In May we had decided to open our doors again. I was unsure and scared of everything. I didn't know what to touch, what to wear, what to sell and how to deliver. As the weeks passed, we learnt more about how the virus spreads and how to be more careful.
Today, we are operating out of a huge space that is completely empty in front. I haven't invited any of my friends or customers inside to come and see the fruits of our labor. Even though I know we will have good footfall if we open the store now, I'm not sure if I want footfall. People have developed a fatigue towards this virus and everyone is saying we should learn to live with it.
The success of any retail business lies not only in their product, but also in their customer experience. We can no longer provide the traditional experience of inviting people inside and talking to them at length about their order. I can't imagine children touching our display fridge to point out what cupcake they want.
Rather, I can imagine but I choose not to. I'm alright to slow down our growth for the safety of our business in the long run.
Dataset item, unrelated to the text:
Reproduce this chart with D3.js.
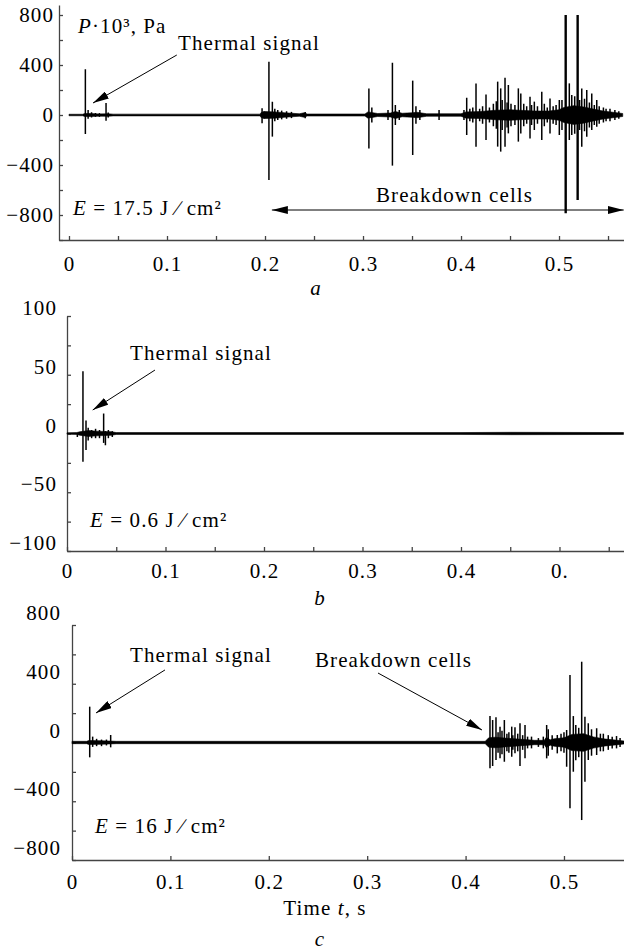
<!DOCTYPE html>
<html>
<head>
<meta charset="utf-8">
<script src="https://cdn.jsdelivr.net/npm/d3@7"></script>
<style>
  body { margin: 0; background: #fff; }
  svg text { font-family: "Liberation Serif", "DejaVu Serif", serif; font-size: 21px; letter-spacing: 1.1px; fill: #000; }
</style>
</head>
<body>
<svg id="chart"></svg>
<script>
// ---- panel a (E = 17.5 J/cm2) ----
let spikeTimeA = [0.0167, 0.0195, 0.023, 0.027, 0.031, 0.0378, 0.040,
  0.197, 0.199, 0.204, 0.2075, 0.210, 0.213, 0.217, 0.222, 0.227, 0.241,
  0.306, 0.309, 0.3255, 0.330, 0.333, 0.337, 0.3507, 0.354, 0.358, 0.3776,
  0.403, 0.4058, 0.409, 0.412, 0.4153, 0.419, 0.422, 0.4255, 0.429, 0.433, 0.436, 0.4374,
  0.4405, 0.442, 0.4449, 0.447, 0.4483, 0.451, 0.455, 0.4585, 0.461, 0.464, 0.467, 0.4704,
  0.472, 0.4748, 0.478, 0.4824, 0.485, 0.488, 0.4908, 0.494, 0.497, 0.5003, 0.503, 0.5068,
  0.5105, 0.513, 0.516, 0.519, 0.521, 0.5232, 0.526, 0.5283, 0.531, 0.5334, 0.536, 0.5385,
  0.541, 0.5453, 0.548, 0.552, 0.557, 0.561];
let spikeHighA = [366, 40, 22, 16, 15, 96, 20,
  55, 30, 426, 106, 50, 40, 35, 30, 25, 25,
  213, 60, 40, 418, 80, 40, 275, 70, 40, 40,
  40, 138, 50, 60, 253, 50, 70, 165, 60, 90, 110, 267,
  213, 120, 299, 100, 240, 90, 80, 213, 173, 90, 70, 147,
  80, 107, 70, 187, 90, 60, 133, 70, 80, 120, 120, 800,
  253, 160, 150, 800, 120, 213, 130, 200, 100, 173, 80, 120,
  70, 60, 50, 50, 40, 30];
let spikeLowA = [-152, -30, -20, -15, -15, -45, -20,
  -65, -30, -520, -173, -50, -40, -35, -30, -25, -25,
  -267, -60, -40, -405, -80, -40, -320, -70, -40, -40,
  -40, -160, -50, -60, -253, -50, -70, -200, -60, -90, -110, -253,
  -293, -120, -253, -100, -147, -90, -80, -213, -147, -90, -70, -187,
  -80, -120, -70, -200, -90, -60, -147, -70, -80, -160, -120, -786,
  -200, -160, -150, -680, -120, -253, -130, -173, -100, -120, -80, -93,
  -70, -60, -50, -50, -40, -30];
let envTimeA = [0, 0.014, 0.016, 0.022, 0.03, 0.04, 0.045, 0.195, 0.196, 0.2, 0.21, 0.22, 0.235,
  0.24, 0.243, 0.302, 0.305, 0.315, 0.328, 0.333, 0.34, 0.35, 0.355, 0.365, 0.40, 0.405, 0.42,
  0.435, 0.45, 0.46, 0.475, 0.49, 0.5, 0.505, 0.515, 0.525, 0.535, 0.545, 0.555, 0.565];
let envAmpA = [6, 6, 12, 12, 9, 10, 7, 7, 20, 28, 25, 18, 10,
  18, 8, 8, 25, 12, 16, 28, 14, 18, 22, 10, 10, 25, 28,
  38, 42, 38, 32, 32, 42, 60, 75, 65, 48, 32, 22, 12];

// ---- panel b (E = 0.6 J/cm2) ----
let spikeTimeB = [0.0105, 0.0162, 0.0193, 0.0215, 0.025, 0.029, 0.033, 0.0372, 0.039, 0.042, 0.046];
let spikeHighB = [0, 53, 11, 5, 3, 4, 3, 17, 2, 3, 2];
let spikeLowB = [-3, -24, -14, -6, -4, -4, -4, -8, -10, -4, -3];
let envTimeB = [0, 0.01, 0.013, 0.022, 0.03, 0.045, 0.05, 0.4, 0.45, 0.565];
let envAmpB = [0.6, 0.8, 1.5, 2.5, 2, 1.5, 0.8, 0.8, 1, 0.8];

// ---- panel c (E = 16 J/cm2) ----
let spikeTimeC = [0.018, 0.021, 0.025, 0.03, 0.035, 0.0393,
  0.4248, 0.4275, 0.4309, 0.433, 0.435, 0.437, 0.4394, 0.442, 0.444, 0.4469, 0.448, 0.4502,
  0.453, 0.4553, 0.458, 0.4604, 0.463, 0.467, 0.474, 0.479, 0.4824, 0.484, 0.488, 0.4932,
  0.497, 0.5, 0.5027, 0.5061, 0.5095, 0.512, 0.515, 0.518, 0.5213, 0.5247, 0.528, 0.5332,
  0.537, 0.54, 0.545, 0.549, 0.5534, 0.557];
let spikeHighC = [244, 40, 25, 20, 20, 51,
  180, 153, 172, 70, 108, 80, 153, 60, 70, 108, 50, 104,
  60, 131, 50, 119, 40, 40, 30, 40, 119, 90, 50, 51,
  60, 70, 85, 460, 180, 120, 100, 550, 176, 131, 90, 97,
  60, 60, 50, 40, 44, 30];
let spikeLowC = [-101, -30, -25, -25, -20, -33,
  -176, -160, -119, -70, -108, -80, -131, -60, -70, -97, -50, -74,
  -60, -160, -50, -108, -40, -40, -30, -40, -108, -90, -50, -74,
  -60, -70, -165, -448, -199, -120, -100, -528, -267, -119, -90, -85,
  -60, -60, -50, -40, -40, -30];
let envTimeC = [0, 0.015, 0.017, 0.03, 0.045, 0.42, 0.4235, 0.43, 0.44, 0.45, 0.46, 0.47, 0.48,
  0.482, 0.486, 0.49, 0.5, 0.508, 0.52, 0.53, 0.54, 0.55, 0.561];
let envAmpC = [8, 8, 14, 12, 8, 8, 32, 36, 30, 25, 20, 15, 15,
  35, 18, 25, 32, 55, 60, 38, 25, 18, 10];

// ---- ticks ----
let xMinor = [0, 0.05, 0.1, 0.15, 0.2, 0.25, 0.3, 0.35, 0.4, 0.45, 0.5, 0.55];
let xMajor = [0, 0.1, 0.2, 0.3, 0.4, 0.5];
let xLabelsAC = ['0', '0.1', '0.2', '0.3', '0.4', '0.5'];
let xLabelsB = ['0', '0.1', '0.2', '0.3', '0.4', '0.'];
let yTicksA = [-1000, -800, -600, -400, -200, 0, 200, 400, 600, 800];
let yLabelsA = [-800, -400, 0, 400, 800];
let yTicksB = [-100, -75, -50, -25, 0, 25, 50, 75, 100];
let yLabelsB = [-100, -50, 0, 50, 100];
let yTicksC = [-800, -600, -400, -200, 0, 200, 400, 600, 800];
let yLabelsC = [-800, -400, 0, 400, 800];

let width = 624, height = 950;
let svg = d3.select('#chart').attr('width', width).attr('height', height);

let defs = svg.append('defs');
defs.append('marker')
  .attr('id', 'head')
  .attr('viewBox', '0 0 16 8')
  .attr('refX', 16).attr('refY', 4)
  .attr('markerWidth', 16).attr('markerHeight', 8)
  .attr('markerUnits', 'userSpaceOnUse')
  .attr('orient', 'auto-start-reverse')
  .append('path').attr('d', 'M0,0 L16,4 L0,8 Z').attr('fill', '#000');

function minus(v) { return v < 0 ? '\u2212' + (-v) : String(v); }

function drawPanel(p) {
  let x = d3.scaleLinear().domain(p.xDomain).range([p.left, width]);
  let y = d3.scaleLinear().domain(p.yDomain).range([p.bottom, p.top]);
  let g = svg.append('g');

  // x axis, ticks pointing inside
  let xa = g.append('g')
    .attr('transform', `translate(0,${p.bottom})`)
    .attr('color', '#444')
    .call(d3.axisBottom(x)
      .tickValues(p.xTicks)
      .tickSize(-4).tickSizeOuter(0)
      .tickFormat(v => {
        let i = xMajor.findIndex(m => Math.abs(m - v) < 1e-9);
        return i < 0 ? '' : p.xLabels[i];
      }));
  xa.selectAll('path, line').attr('stroke-width', 1.3);
  xa.selectAll('text').attr('y', p.xLabelDy).attr('dy', 0);

  // y axis
  let ya = g.append('g')
    .attr('transform', `translate(${p.axisX},0)`)
    .attr('color', '#444')
    .call(d3.axisLeft(y)
      .tickValues(p.yTicks)
      .tickSize(-4).tickSizeOuter(0)
      .tickPadding(p.yPad)
      .tickFormat(v => p.yLabels.includes(v) ? minus(v) : ''));
  ya.selectAll('path, line').attr('stroke-width', 1.3);
  ya.selectAll('text').attr('y', p.yLabelShift);

  // signal envelope (baseline noise)
  let env = p.envTime.map((t, i) => [t, p.envAmp[i]]);
  g.append('path')
    .datum(env)
    .attr('d', d3.area().x(d => x(d[0])).y0(d => y(-d[1])).y1(d => y(d[1])))
    .attr('fill', '#000').attr('stroke', '#000').attr('stroke-width', 0.6);

  // spikes
  let spikes = p.spikeTime.map((t, i) => ({ t: t, hi: p.spikeHigh[i], lo: p.spikeLow[i] }));
  g.selectAll('line.spike')
    .data(spikes)
    .enter()
    .append('line')
    .attr('class', 'spike')
    .attr('x1', d => x(d.t)).attr('x2', d => x(d.t))
    .attr('y1', d => y(d.hi)).attr('y2', d => y(d.lo))
    .attr('stroke', '#000')
    .attr('stroke-width', d => d.hi > 700 ? 2.4 : 1.5);

  // arrows
  p.arrows.forEach(a => {
    g.append('line')
      .attr('x1', x(a[0])).attr('y1', y(a[1]))
      .attr('x2', x(a[2])).attr('y2', y(a[3]))
      .attr('stroke', '#000').attr('stroke-width', 1)
      .attr('marker-end', 'url(#head)')
      .attr('marker-start', a[4] ? 'url(#head)' : null);
  });

  // texts
  p.texts.forEach(t => {
    let el = g.append('text').attr('x', t.x).attr('y', t.y)
      .attr('text-anchor', t.anchor || 'start');
    t.parts.forEach(part => {
      el.append('tspan').text(part[0]).style('font-style', part[1] ? 'italic' : 'normal');
    });
  });
}

drawPanel({
  left: 59, axisX: 59, top: 5, bottom: 240,
  xDomain: [-0.0102, 0.5663], yDomain: [-1000, 880],
  xTicks: xMinor, xLabels: xLabelsAC, xLabelDy: 31,
  yTicks: yTicksA, yLabels: yLabelsA, yPad: 5, yLabelShift: 0,
  envTime: envTimeA, envAmp: envAmpA,
  spikeTime: spikeTimeA, spikeHigh: spikeHighA, spikeLow: spikeLowA,
  arrows: [[0.110, 480, 0.0245, 96, false], [0.207, -760, 0.566, -760, true]],
  texts: [
    { x: 78, y: 33, parts: [['P', true], ['\u00b710\u00b3, Pa', false]] },
    { x: 178, y: 50, parts: [['Thermal signal', false]] },
    { x: 73, y: 215, parts: [['E', true], [' = 17.5 J \u2215 cm\u00b2', false]] },
    { x: 376, y: 202, parts: [['Breakdown cells', false]] },
    { x: 316, y: 295, anchor: 'middle', parts: [['a', true]] }
  ]
});

drawPanel({
  left: 67, axisX: 67, top: 316, bottom: 551,
  xDomain: [0, 0.5655], yDomain: [-100, 100],
  xTicks: xMinor, xLabels: xLabelsB, xLabelDy: 27,
  yTicks: yTicksB, yLabels: yLabelsB, yPad: 10, yLabelShift: -8,
  envTime: envTimeB, envAmp: envAmpB,
  spikeTime: spikeTimeB, spikeHigh: spikeHighB, spikeLow: spikeLowB,
  arrows: [[0.0893, 54, 0.0261, 20, false]],
  texts: [
    { x: 130, y: 360, parts: [['Thermal signal', false]] },
    { x: 90, y: 527, parts: [['E', true], [' = 0.6 J \u2215 cm\u00b2', false]] },
    { x: 320, y: 605, anchor: 'middle', parts: [['b', true]] }
  ]
});

drawPanel({
  left: 72, axisX: 72, top: 625, bottom: 860,
  xDomain: [0, 0.561], yDomain: [-800, 800],
  xTicks: xMajor, xLabels: xLabelsAC, xLabelDy: 29,
  yTicks: yTicksC, yLabels: yLabelsC, yPad: 11, yLabelShift: -12,
  envTime: envTimeC, envAmp: envAmpC,
  spikeTime: spikeTimeC, spikeHigh: spikeHighC, spikeLow: spikeLowC,
  arrows: [[0.0945, 494, 0.0244, 201, false], [0.311, 473, 0.4167, 85, false]],
  texts: [
    { x: 130, y: 662, parts: [['Thermal signal', false]] },
    { x: 315, y: 667, parts: [['Breakdown cells', false]] },
    { x: 95, y: 833, parts: [['E', true], [' = 16 J \u2215 cm\u00b2', false]] },
    { x: 325, y: 915, anchor: 'middle', parts: [['Time ', false], ['t', true], [', s', false]] },
    { x: 320, y: 946, anchor: 'middle', parts: [['c', true]] }
  ]
});
</script>
</body>
</html>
We are all exposed by coming to work, but our exposure is limited amongst our small team. We are not forced to interact with strangers by choosing not to start our retail operations.
In order to cope with this setback of not launching a retail store, we decided to launch a website. By July, we were all set to announce this to our customers - Bangalore said there would be another 1-week lockdown. This was a frustrating roller coaster. Nobody from my team agreed to come to work during that period, so I baked alone to sustain the business. I'd come in the morning and make 10-15 cakes a day, followed by cleaning the entire kitchen afterwards.
This virus has extended for such a long period, that almost every member of the team has naturally fallen sick sometime or the other. We enforced a rule to stay at home for 2 weeks and get a test done before returning to work, even if anybody experienced the slightest headache. This has put a lot of pressure on the remaining team members when the others are absent. We then decided to hire 2 more people, to decrease the work load if anybody is on a sick leave.
We sanitize every surface twice a day and wash every package with soap, which is a time-consuming task. So we needed to double the time our housekeeping staff works and accordingly increase her pay.
COVID has been an expensive affair. It takes both extra time and money to take as many precautions as we have been taking. I can see that most people are living life like normal, they are meeting each other, celebrating and going out. This is great for the economy and is definitely good for business, but I just don't see myself as one of those people. Perhaps it's thanks to Arjun that I am absolutely paranoid, but I know that my paranoia also protects our team, our families and our customers - and that makes it worth it.